I had a bunch of basil in my fridge that was getting ready to spoil, so I figured I’d whip up some homemade, gluten free pesto. I love to serve gnocchi and sausage in a basil pesto cream sauce! Oh man, I’m salivating just thinking about it! I’ll share that recipe on another day, for now, let’s focus on the pesto itself.
For years I’ve purchased pesto because I always thought it would be difficult to make. Boy, was I ever wrong! If you have a food processor, or a blender, then you’re money. Seriously, all you do is toss the ingredients in and hit pulse a bunch of times.
Here we go, step by step…
1- Toast a 1/4 – 1/3 cup of pine nuts
I tend to go a little lighter on the pine nuts, so I use 1/4 cup. Toasting them brings out the natural oils and increases the flavor. Just toss these babies into a skillet and warm on medium heat until you start to smell them. I shake them around in the pan periodically because it keeps them from burning.
2- Wash basil and pat dry
Wash your basil and pat it dry before tossing it into the bowl of the food processor. I also remove any large stems and questionable looking areas on the leaves.

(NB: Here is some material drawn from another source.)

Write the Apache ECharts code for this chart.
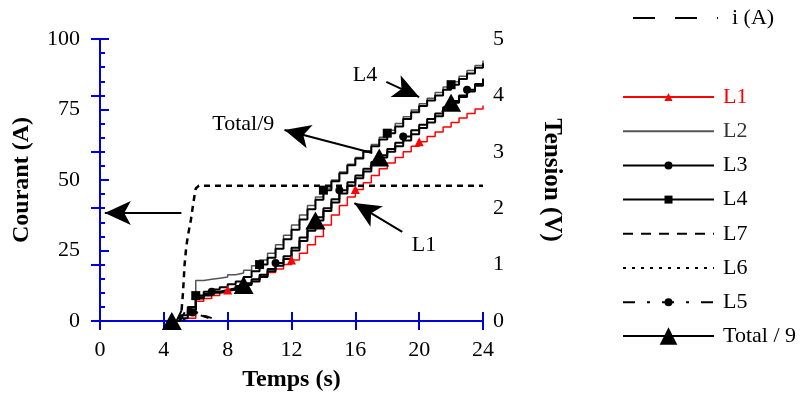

To ensure you’re pesto is gluten free simply verify each ingredient you mix in is gluten free. The main ingredient to be cautious of is the type of parmesan cheese you use.
3- Measure out ingredients
Next, measure out your olive oil, garlic, parmesan cheese, and salt. (And yes, I forgot to include my garlic in the pic. No judgements please, I’m new at this! Lol!)
4- Blend ingredients until smooth
Place all your ingredients, except the olive oil, in the food processor. Lock on the lid. Pulse a few times, then slowly add in the olive oil, blending until mostly smooth. Scrape down the sides of the bowl as needed to ensure you evenly blend every tasty bit. Voila, you have homemade Gluten Free Basil Pesto!
5- Store your finished product
Finally, pour your pesto into a jar and top with a small layer of olive oil to keep your basil that beautiful green. I store mine in small mason jars. You can keep it refrigerated for about a week or freeze it for several months. The issue with freezing for extended periods of time is that the pesto will lose some of its wonderful flavor. You can safely freeze it up to a year in a deep freezer, it just may not taste as lovely as it would if you ate it sooner.
Recipe
Gluten Free Basil Pesto
Ingredients
- 3 cups Basil, packed
- 1/4 cup Pine nuts toasted
- 2-3 cloves Garlic
- 1/3 cup Olive Oil
- 1/4 cup Parmesan Cheese (Gluten Free) shredded or shaved
Salt and pepper to taste
Instructions
- Toast pine nuts over medium heat, shaking pan occasionally to prevent burning.
- Wash basil, pat dry, remove any large stems.
- Place basil, garlic, toasted pine nuts, and parmesan cheese in the bowl of a food processor.
- Pulse a few times, then slowly add olive oil. Add and salt and pepper to taste. Scrape down sides of the bowl as needed.
- Store in fridge or freezer in tightly sealed jar with a drizzle of olive oil on top.